January 23, 2004

Car Troubles

My car, like a petulant child, refuses to start. Which is understandable. It's a child that gets a bath once every six months, has a bump on its forehead (an accident!), and gets left in the cold except for the occasions it gets taken to the doctor's office. My doctor is a mercenary who suspects me of abuse but will never tell the authorities because of the loss to his business. And my car has had enough.

Binary problems are much easier to deal with. If it works, great. If it doesn't work, get it fixed. But my car refuses to start or fail to start consistently. Sometimes it will start. Sometimes the engine temperature will quiver when I insert the key into the ignition and then go dead as I turn the key.
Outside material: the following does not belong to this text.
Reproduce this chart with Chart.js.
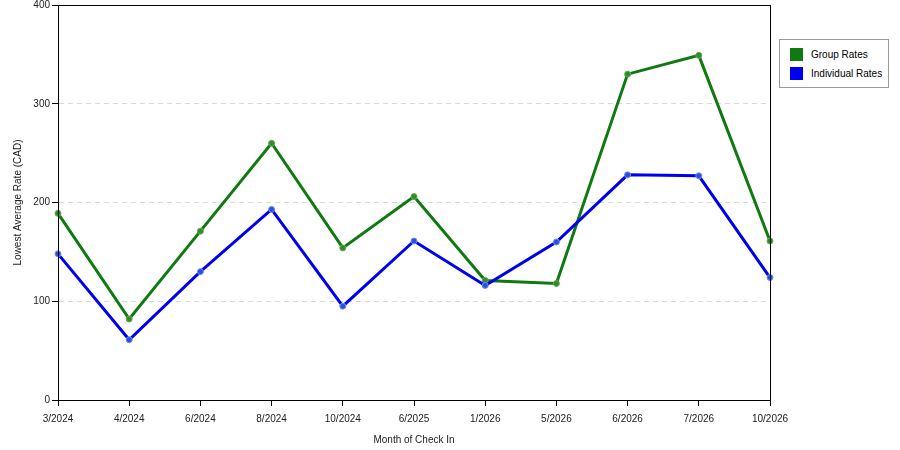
<!DOCTYPE html>
<html>
<head>
<meta charset="utf-8">
<script src="https://cdn.jsdelivr.net/npm/chart.js@4"></script>
<style>
  body { margin: 0; background: #fff; }
  #wrap { position: relative; width: 900px; height: 450px; }
  #legend {
    position: absolute; left: 779px; top: 39px; width: 108px; height: 47px;
    border: 1px solid #999; background: #fff;
    font: 10px "Liberation Sans", Arial, sans-serif; color: #000;
  }
  #legend div { position: relative; height: 19px; line-height: 13px; padding-left: 31px; }
  #legend div:first-child { margin-top: 8px; }
  #legend span { position: absolute; left: 10px; top: 0; width: 13px; height: 13px; }
</style>
</head>
<body>
<div id="wrap">
  <canvas id="chart" width="900" height="450"></canvas>
  <div id="legend"></div>
</div>
<script>
const months = ["3/2024", "4/2024", "6/2024", "8/2024", "10/2024", "6/2025", "1/2026", "5/2026", "6/2026", "7/2026", "10/2026"];
const groupRates = [189, 82, 171, 260, 154, 206, 121, 118, 330, 349, 161];
const individualRates = [148, 61, 130, 193, 95, 161, 116, 160, 228, 227, 124];
const yTicks = [0, 100, 200, 300, 400];

const font = { family: "'Liberation Sans', Arial, sans-serif", size: 10 };

const legendItems = [
  { label: "Group Rates", color: "#0f7a0f" },
  { label: "Individual Rates", color: "#0000f0" }
];
document.getElementById("legend").innerHTML = legendItems
  .map(it => `<div><span style="background:${it.color}"></span>${it.label}</div>`)
  .join("");

const frame = {
  id: "frame",
  afterDraw(c) {
    const a = c.chartArea, ctx = c.ctx;
    ctx.save();
    ctx.strokeStyle = "#000";
    ctx.lineWidth = 1;
    ctx.setLineDash([]);
    ctx.strokeRect(Math.round(a.left) + 0.5, Math.round(a.top) + 0.5, Math.round(a.right - a.left), Math.round(a.bottom - a.top));
    ctx.restore();
  }
};

new Chart(document.getElementById("chart").getContext("2d"), {
  type: "line",
  data: {
    labels: months,
    datasets: [{
      label: "Group Rates",
      data: groupRates,
      borderColor: "#0f7a0f",
      backgroundColor: "#2e8b2e",
      pointBorderColor: "#6aa84f",
      borderWidth: 3,
      pointRadius: 3,
      pointBorderWidth: 1,
      tension: 0,
      order: 2
    }, {
      label: "Individual Rates",
      data: individualRates,
      borderColor: "#0000f0",
      backgroundColor: "#2a4fe0",
      pointBorderColor: "#6f8ff0",
      borderWidth: 3,
      pointRadius: 3,
      pointBorderWidth: 1,
      tension: 0,
      order: 1
    }]
  },
  options: {
    responsive: false,
    animation: false,
    layout: { padding: { top: 5, right: 130, left: 0, bottom: 0 } },
    plugins: { legend: { display: false }, tooltip: { enabled: false } },
    scales: {
      x: {
        offset: false,
        border: { color: "#000" },
        grid: { drawOnChartArea: false, tickLength: 6, tickColor: "#000" },
        ticks: { font, color: "#222", maxRotation: 0, autoSkip: false, padding: 7 },
        title: { display: true, text: "Month of Check In", font, color: "#222", padding: { top: 2 } },
        afterFit(s) { s.height = 50; }
      },
      y: {
        min: 0, max: 400,
        afterBuildTicks(s) { s.ticks = yTicks.map(v => ({ value: v })); },
        border: { color: "#000", dash: [5, 4] },
        grid: {
          color: "#d8d8d8", tickLength: 6,
          tickColor: "#000", tickBorderDash: [], tickWidth: 1
        },
        ticks: { font, color: "#222", padding: 2 },
        title: { display: true, text: "Lowest Average Rate (CAD)", font, color: "#222", padding: { top: 12, bottom: 4 } },
        afterFit(s) { s.width = 58; s.paddingTop = 0; s.paddingBottom = 0; }
      }
    }
  },
  plugins: [frame]
});
</script>
</body>
</html>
In these instances, if jiggling the car wheel, jimmying the key, and opening and closing the door repeatedly had no effect, my decision whether to fix the car would be simple. But they work. Sometimes. Just enough that if you created a matrix that combined the frequency of car starts times one's income level, a cascade of Yes and No's would surround a small island of where I am at: "Just one more time."

Take this morning. Car started fine. Drove to Falls Church. Reentered car. Ignition wouldn't start. This was after a string of successful starts, leading me to believe that the problem, through the magic of ignoring it, had fixed itself.

Now, I know almost nothing about cars. But I know a lot about 8-bit Nintendo games. So I did what any good Nintendo player would do: I lifted the car hood and blew on the battery.

And it worked. The car started. Long live Zelda! "Doo doo, dee doo dee dee doo…"

The next two trips, I had to get a jump start. I blew corroded battery acid from the connectors until my spit sizzled on the engine. My child, nay, my baby, which I promise promise promise to take better care of if it gets healthy again, sits in front of my couch, doors unlocked, keys on the front seat, video camera on. I am wishing that a car thief will come by and I can take first prize in America's Funniest Home Videos. "Now the thief is trying to blow on the battery! [audience laughs] Uh-oh. Here comes the cops. [sfx: slide whistle]"

I think the problem is that the one of the connectors is bent and not connecting with the battery. It resists my attempts to bend it back, and my sisters aren't around to hold it to the battery while I turn on the car. So, unless someone tries to stop me, I'm going to do something that is either ingenious or incredibly stupid: shove tin foil in the gap between the connector and the batter.

Again, I know nothing about cars. If putting tin foil near a battery is the safety equivalent as having a lighter fluid fight with your friends at a barbecue, now would be an excellent time to tell me.